» PROBLEM REQUIREMENTS
Check every line below for the word "script" and copy each one that has it.

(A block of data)
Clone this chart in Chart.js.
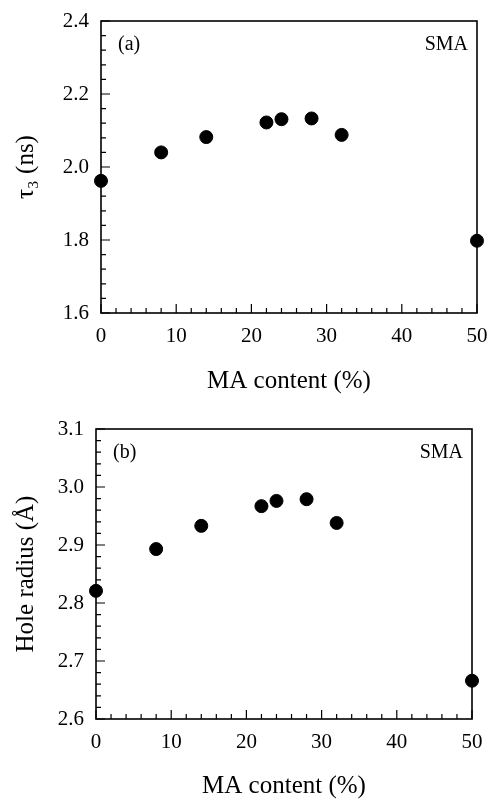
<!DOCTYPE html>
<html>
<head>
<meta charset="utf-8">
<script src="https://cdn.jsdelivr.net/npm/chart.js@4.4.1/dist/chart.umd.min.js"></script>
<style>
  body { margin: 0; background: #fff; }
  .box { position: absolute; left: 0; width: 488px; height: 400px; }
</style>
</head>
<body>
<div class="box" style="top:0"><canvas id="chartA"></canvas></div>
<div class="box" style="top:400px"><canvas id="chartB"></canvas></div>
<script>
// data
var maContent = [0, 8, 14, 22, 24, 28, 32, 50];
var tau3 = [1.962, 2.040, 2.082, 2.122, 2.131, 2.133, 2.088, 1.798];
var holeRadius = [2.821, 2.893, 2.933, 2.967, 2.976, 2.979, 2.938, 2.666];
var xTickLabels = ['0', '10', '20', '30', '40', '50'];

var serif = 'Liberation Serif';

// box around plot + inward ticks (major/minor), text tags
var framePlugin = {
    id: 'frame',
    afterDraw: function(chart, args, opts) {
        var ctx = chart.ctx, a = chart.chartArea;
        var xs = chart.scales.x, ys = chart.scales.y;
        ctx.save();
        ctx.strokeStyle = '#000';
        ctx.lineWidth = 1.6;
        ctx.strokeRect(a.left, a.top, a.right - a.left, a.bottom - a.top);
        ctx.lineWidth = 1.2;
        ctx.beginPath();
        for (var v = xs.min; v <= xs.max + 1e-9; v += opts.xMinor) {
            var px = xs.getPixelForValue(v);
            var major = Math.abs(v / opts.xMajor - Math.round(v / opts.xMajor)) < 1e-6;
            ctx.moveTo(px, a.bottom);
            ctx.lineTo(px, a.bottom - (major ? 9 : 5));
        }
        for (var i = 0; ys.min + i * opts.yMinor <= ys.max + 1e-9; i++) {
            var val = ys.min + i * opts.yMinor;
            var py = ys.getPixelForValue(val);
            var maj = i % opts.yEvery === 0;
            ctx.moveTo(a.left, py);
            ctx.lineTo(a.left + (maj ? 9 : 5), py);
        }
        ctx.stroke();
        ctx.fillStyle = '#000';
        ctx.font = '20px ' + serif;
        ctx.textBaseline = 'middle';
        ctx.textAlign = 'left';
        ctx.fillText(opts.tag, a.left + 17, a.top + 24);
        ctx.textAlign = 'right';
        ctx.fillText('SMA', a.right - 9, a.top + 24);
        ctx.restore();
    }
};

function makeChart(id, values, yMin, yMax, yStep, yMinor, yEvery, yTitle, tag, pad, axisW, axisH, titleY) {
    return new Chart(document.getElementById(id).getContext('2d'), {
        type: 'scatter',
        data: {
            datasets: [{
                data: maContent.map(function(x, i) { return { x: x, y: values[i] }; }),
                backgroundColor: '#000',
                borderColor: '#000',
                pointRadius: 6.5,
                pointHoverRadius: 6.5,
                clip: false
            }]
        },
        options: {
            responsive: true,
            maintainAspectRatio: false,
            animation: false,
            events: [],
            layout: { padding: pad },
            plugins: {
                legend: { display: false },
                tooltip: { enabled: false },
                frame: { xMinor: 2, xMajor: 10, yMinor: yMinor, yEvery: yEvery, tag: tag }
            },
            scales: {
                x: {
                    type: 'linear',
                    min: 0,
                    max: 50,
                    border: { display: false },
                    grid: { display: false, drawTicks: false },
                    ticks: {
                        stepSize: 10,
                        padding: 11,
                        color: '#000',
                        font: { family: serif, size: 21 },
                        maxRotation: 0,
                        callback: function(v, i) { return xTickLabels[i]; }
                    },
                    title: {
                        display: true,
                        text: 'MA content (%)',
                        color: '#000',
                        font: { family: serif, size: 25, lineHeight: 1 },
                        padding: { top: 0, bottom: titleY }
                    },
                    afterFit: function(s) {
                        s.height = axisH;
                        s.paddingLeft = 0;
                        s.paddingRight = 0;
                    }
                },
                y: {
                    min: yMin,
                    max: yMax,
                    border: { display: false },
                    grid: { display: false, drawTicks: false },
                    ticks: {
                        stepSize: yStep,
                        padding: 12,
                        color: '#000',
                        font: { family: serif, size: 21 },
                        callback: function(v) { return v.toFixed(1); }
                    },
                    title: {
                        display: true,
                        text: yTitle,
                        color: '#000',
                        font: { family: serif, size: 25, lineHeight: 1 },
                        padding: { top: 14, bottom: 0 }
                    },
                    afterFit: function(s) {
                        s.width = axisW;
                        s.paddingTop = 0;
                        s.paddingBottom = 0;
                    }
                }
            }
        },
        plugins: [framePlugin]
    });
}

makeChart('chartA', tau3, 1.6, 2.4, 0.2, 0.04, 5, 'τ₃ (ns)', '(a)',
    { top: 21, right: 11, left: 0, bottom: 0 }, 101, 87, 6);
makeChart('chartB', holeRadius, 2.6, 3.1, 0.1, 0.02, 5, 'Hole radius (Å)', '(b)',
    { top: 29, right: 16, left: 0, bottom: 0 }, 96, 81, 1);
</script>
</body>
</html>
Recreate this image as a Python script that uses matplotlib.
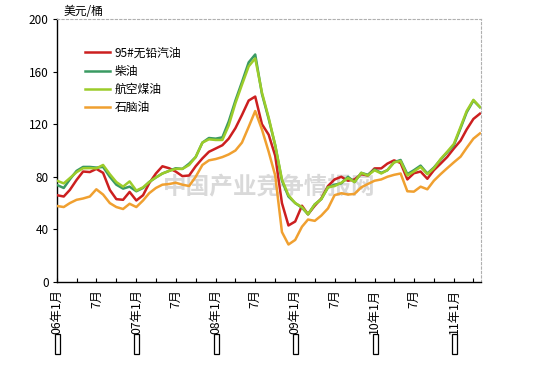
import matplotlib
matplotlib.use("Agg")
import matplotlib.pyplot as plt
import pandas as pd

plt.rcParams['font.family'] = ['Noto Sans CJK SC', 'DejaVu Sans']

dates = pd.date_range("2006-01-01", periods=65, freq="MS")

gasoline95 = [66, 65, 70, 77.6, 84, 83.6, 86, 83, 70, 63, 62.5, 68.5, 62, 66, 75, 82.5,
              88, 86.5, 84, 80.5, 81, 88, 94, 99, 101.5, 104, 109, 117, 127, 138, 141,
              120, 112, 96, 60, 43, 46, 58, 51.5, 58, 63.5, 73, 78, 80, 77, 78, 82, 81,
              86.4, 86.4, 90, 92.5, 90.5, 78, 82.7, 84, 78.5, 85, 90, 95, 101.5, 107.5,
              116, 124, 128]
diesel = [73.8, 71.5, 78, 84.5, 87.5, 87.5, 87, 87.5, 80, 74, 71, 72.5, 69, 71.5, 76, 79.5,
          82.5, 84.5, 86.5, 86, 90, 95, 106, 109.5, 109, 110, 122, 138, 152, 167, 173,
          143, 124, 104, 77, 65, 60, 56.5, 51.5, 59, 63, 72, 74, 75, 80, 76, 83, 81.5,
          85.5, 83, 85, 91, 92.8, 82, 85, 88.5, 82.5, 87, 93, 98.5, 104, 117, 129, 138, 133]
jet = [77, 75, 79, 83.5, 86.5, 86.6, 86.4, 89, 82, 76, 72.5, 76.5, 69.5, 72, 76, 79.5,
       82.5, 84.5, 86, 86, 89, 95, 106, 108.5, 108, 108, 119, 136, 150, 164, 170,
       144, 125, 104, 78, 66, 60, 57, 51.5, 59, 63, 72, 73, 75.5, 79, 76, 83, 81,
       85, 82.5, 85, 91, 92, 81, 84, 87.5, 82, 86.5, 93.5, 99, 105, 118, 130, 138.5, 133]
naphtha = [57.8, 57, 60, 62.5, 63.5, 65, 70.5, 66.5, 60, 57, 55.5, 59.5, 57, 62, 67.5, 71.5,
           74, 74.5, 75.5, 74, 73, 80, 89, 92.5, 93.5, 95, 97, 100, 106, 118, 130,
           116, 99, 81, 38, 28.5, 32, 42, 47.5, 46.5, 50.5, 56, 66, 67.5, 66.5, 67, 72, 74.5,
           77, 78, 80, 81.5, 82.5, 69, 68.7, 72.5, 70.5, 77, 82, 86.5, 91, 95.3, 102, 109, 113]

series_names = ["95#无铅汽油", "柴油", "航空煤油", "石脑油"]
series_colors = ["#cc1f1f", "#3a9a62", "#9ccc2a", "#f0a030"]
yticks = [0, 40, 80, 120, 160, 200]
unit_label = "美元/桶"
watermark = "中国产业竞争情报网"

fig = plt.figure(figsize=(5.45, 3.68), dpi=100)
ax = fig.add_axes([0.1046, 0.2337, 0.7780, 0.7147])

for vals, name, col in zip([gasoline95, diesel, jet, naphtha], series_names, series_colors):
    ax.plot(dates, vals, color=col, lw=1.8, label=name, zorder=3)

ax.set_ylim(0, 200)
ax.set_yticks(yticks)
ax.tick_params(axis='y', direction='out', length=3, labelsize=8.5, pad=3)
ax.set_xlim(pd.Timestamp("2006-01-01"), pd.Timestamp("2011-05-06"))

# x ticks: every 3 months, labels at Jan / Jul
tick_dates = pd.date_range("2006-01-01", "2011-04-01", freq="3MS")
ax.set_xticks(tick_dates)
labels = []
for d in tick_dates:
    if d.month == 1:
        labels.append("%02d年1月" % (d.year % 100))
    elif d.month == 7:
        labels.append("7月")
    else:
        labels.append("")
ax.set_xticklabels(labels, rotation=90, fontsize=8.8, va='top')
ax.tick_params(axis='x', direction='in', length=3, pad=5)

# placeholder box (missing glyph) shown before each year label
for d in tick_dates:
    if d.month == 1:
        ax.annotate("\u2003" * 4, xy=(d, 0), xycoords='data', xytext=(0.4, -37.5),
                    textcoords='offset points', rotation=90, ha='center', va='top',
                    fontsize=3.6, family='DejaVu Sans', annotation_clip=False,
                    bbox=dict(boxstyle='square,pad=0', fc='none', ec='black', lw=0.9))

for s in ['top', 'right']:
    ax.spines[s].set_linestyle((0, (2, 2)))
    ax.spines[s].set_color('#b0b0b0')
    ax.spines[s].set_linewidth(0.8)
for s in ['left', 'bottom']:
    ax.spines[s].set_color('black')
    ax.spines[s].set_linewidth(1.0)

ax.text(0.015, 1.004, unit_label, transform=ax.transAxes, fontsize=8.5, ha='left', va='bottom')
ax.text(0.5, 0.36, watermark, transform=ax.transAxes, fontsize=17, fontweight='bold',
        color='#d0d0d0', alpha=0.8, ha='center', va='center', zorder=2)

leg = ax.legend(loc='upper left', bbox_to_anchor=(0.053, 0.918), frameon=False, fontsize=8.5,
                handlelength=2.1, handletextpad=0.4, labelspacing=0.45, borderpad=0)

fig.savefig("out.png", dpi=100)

» OUTPUT FOR THIS TASK
<script src="https://cdn.jsdelivr.net/npm/chart.js@4.4.1/dist/chart.umd.min.js"></script>
<script>
</script>
Recreate this image as a Python script that uses matplotlib.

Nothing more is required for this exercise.